***** Information supplied *****

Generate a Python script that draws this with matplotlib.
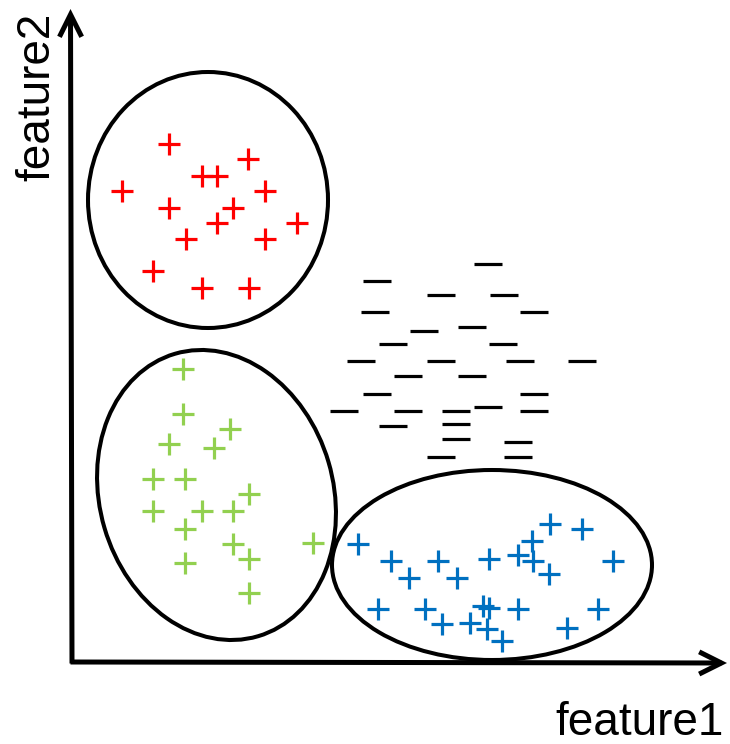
import matplotlib
matplotlib.use("Agg")
import matplotlib.pyplot as plt
from matplotlib.patches import Ellipse

# ---- data (feature1, feature2) ----
red_f1 = [97, 176, 130, 145, 50, 193, 97, 161, 145, 225, 114, 193, 81, 130, 177]
red_f2 = [518, 503, 486, 486, 471, 471, 454, 454, 439, 439, 423, 423, 391, 374, 374]

green_f1 = [111, 111, 158, 97, 142, 81, 113, 177, 81, 130, 161, 113, 241, 161, 177, 113, 177]
green_f2 = [293, 248, 233, 218, 214, 183, 183, 168, 151, 151, 151, 133, 119, 118, 103, 99, 69]

minus_f1 = [416, 305, 369, 432, 303, 462, 352, 400, 321, 431, 289, 369, 448, 510,
            336, 400, 305, 462, 272, 336, 384, 416, 462, 321, 384, 384, 446, 369, 446]
minus_f2 = [398, 381, 367, 367, 350, 350, 331, 335, 318, 318, 301, 301, 301, 301,
            286, 286, 268, 268, 251, 251, 251, 255, 251, 236, 238, 223, 220, 205, 205]

blue_f1 = [286, 478, 510, 460, 319, 366, 417, 446, 461, 541, 337, 385, 477,
           306, 353, 411, 417, 446, 526, 370, 398, 415, 495, 430]
blue_f2 = [118, 138, 133, 121, 101, 101, 103, 107, 101, 101, 84, 84, 88,
           53, 53, 56, 54, 53, 53, 38, 39, 33, 34, 21]

# cluster outlines: (center f1, center f2, width, height, angle)
clusters = [
    (136, 462, 240, 256, 0),
    (144.5, 167, 233.5, 294.4, 16.4),
    (420, 97, 320, 190, 0),
]

x_label = "feature1"
y_label = "feature2"

plt.rcParams['font.family'] = ['Liberation Sans', 'DejaVu Sans']

fig = plt.figure(figsize=(7.30, 7.44), dpi=100)
ax = fig.add_axes([0, 0, 1, 1])
ax.set_xlim(-72, 658)
ax.set_ylim(-82, 662)
ax.axis('off')

# axes with arrows
arrow_kw = dict(arrowstyle='->,head_length=1.6,head_width=0.8', lw=3.6,
                color='black', shrinkA=0, shrinkB=0, mutation_scale=10,
                capstyle='butt', joinstyle='miter')
ax.annotate('', xy=(-1.5, 653), xytext=(0, -1.5), arrowprops=arrow_kw)
ax.annotate('', xy=(655, -1), xytext=(-1.5, 0), arrowprops=arrow_kw)

for cx, cy, w, h, ang in clusters:
    ax.add_patch(Ellipse((cx, cy), w, h, angle=ang, fill=False,
                         edgecolor='black', lw=2.9))

ax.plot(red_f1, red_f2, linestyle='none', marker='+', ms=16, mew=2.3, color='#FF0000')
ax.plot(green_f1, green_f2, linestyle='none', marker='+', ms=16, mew=2.3, color='#92D050')
ax.plot(blue_f1, blue_f2, linestyle='none', marker='+', ms=16, mew=2.3, color='#0070C0')
ax.plot(minus_f1, minus_f2, linestyle='none', marker='_', ms=20, mew=2.3, color='black')

ax.text(483, -73, x_label, fontsize=33, ha='left', va='baseline', color='black')
ax.text(-35, 565, y_label, fontsize=33, rotation=90, ha='center', va='center', color='black')

fig.savefig('out.png', dpi=100)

*****

Where a line holds "with", copy it out.

#### [Finished exercise]
Generate a Python script that draws this with matplotlib.
# axes with arrows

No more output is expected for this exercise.